PROMPT: Retype nothing but the lines from the start of the material up to and including the line with "import plotly.graph_objects as go". Pictures don't belong in the copy.

GIVEN DATA:
-------------------------

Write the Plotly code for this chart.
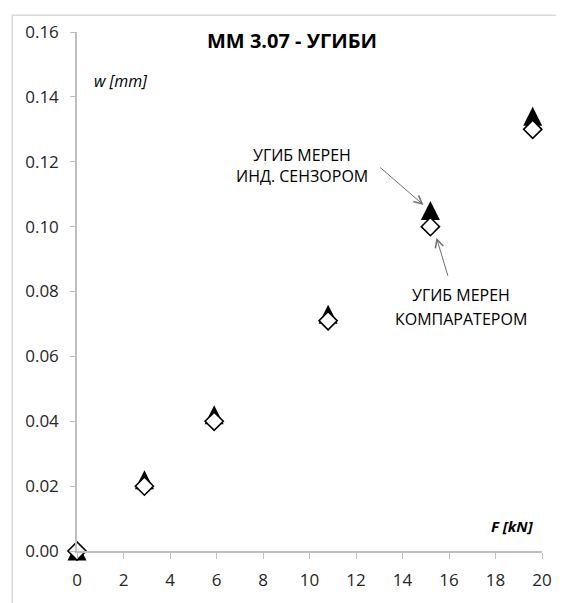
import plotly.graph_objects as go

# load F [kN] and deflection w [mm]
force = [0, 2.9, 5.9, 10.8, 15.2, 19.6]
w_sensor = [0, 0.022, 0.042, 0.073, 0.105, 0.134]      # inductive sensor (triangles)
w_comparator = [0, 0.020, 0.040, 0.071, 0.100, 0.130]  # comparator (diamonds)
y_ticks = [0, 0.02, 0.04, 0.06, 0.08, 0.10, 0.12, 0.14, 0.16]
x_ticks = list(range(0, 21, 2))

# page body has an 8px margin, so the figure is a bit smaller than the window
W, H = 556, 595
ml, mr, mt, mb = 69, 20, 19, 51
plot_w = W - ml - mr
plot_h = H - mt - mb

font = "Open Sans, DejaVu Sans, sans-serif"
grey_axis = "#bfbfbf"
tri_size = 19

fig = go.Figure()

# arrow-down turned 180 deg with a standoff = upward triangle centred on the point
fig.add_trace(go.Scatter(
    x=force, y=w_sensor, mode="markers",
    name="УГИБ МЕРЕН ИНД. СЕНЗОРОМ",
    marker=dict(symbol="arrow-down", angle=180, standoff=tri_size / 2,
                size=tri_size, color="black", line=dict(width=0)),
    cliponaxis=False
))

fig.add_trace(go.Scatter(
    x=force, y=w_comparator, mode="markers",
    name="УГИБ МЕРЕН КОМПАРАТЕРОМ",
    marker=dict(symbol="diamond", size=14, color="white",
                line=dict(color="black", width=1.6)),
    cliponaxis=False
))

fig.update_layout(
    width=W, height=H,
    margin=dict(l=ml, r=mr, t=mt, b=mb),
    paper_bgcolor="white", plot_bgcolor="white",
    showlegend=False,
    font=dict(family=font, size=17, color="#262626"),
    xaxis=dict(
        range=[0, 20], tickvals=x_ticks, ticks="outside", ticklen=6,
        tickcolor=grey_axis, showline=True, linecolor=grey_axis, linewidth=1.5,
        showgrid=False, zeroline=False, ticklabelstandoff=7,
    ),
    yaxis=dict(
        range=[0, 0.16], tickvals=y_ticks, tickformat=".2f",
        ticks="outside", ticklen=5, tickcolor=grey_axis,
        showline=True, linecolor=grey_axis, linewidth=1.5,
        showgrid=False, zeroline=False, ticklabelstandoff=8,
    ),
)

# outer chart border (cropped on the right and bottom)
fig.add_shape(type="rect", xref="paper", yref="paper",
              x0=-65 / plot_w, x1=1.2,
              y0=-0.2, y1=1 + 17 / plot_h,
              line=dict(color="#d9d9d9", width=1.5), layer="below")

fig.add_annotation(text="<b>MM 3.07 - УГИБИ</b>", xref="paper", yref="paper",
                   x=0.4625, y=0.983, yanchor="middle", showarrow=False,
                   font=dict(size=20, color="black"))
fig.add_annotation(text="<i>w [mm]</i>", x=0.64, y=0.1448, xanchor="left",
                   showarrow=False, font=dict(size=16, color="black"))
fig.add_annotation(text="<b><i>F [kN]</i></b>", x=19.74, y=0.0076, xanchor="right",
                   showarrow=False, font=dict(size=15, color="black"))

# callout labels, one annotation per line to keep the line spacing
labels = [("УГИБ МЕРЕН", 9.68, 0.1222), ("ИНД. СЕНЗОРОМ", 9.68, 0.1155),
          ("УГИБ МЕРЕН", 16.53, 0.0789), ("КОМПАРАТЕРОМ", 16.53, 0.0716)]
for txt, lx, ly in labels:
    fig.add_annotation(text=txt, x=lx, y=ly, showarrow=False,
                       font=dict(size=16, color="black"))

# arrows pointing at the 15.2 kN readings
arrow = dict(text="", showarrow=True, arrowhead=5, arrowsize=1.6, arrowwidth=1,
             arrowcolor="#707070", axref="x", ayref="y")
fig.add_annotation(x=14.9, y=0.1067, ax=12.98, ay=0.1186, **arrow)
fig.add_annotation(x=15.46, y=0.0966, ax=15.97, ay=0.0844, **arrow)

fig.write_html("out.html")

-------------------------

SOLUTION:
Write the Plotly code for this chart.
import plotly.graph_objects as go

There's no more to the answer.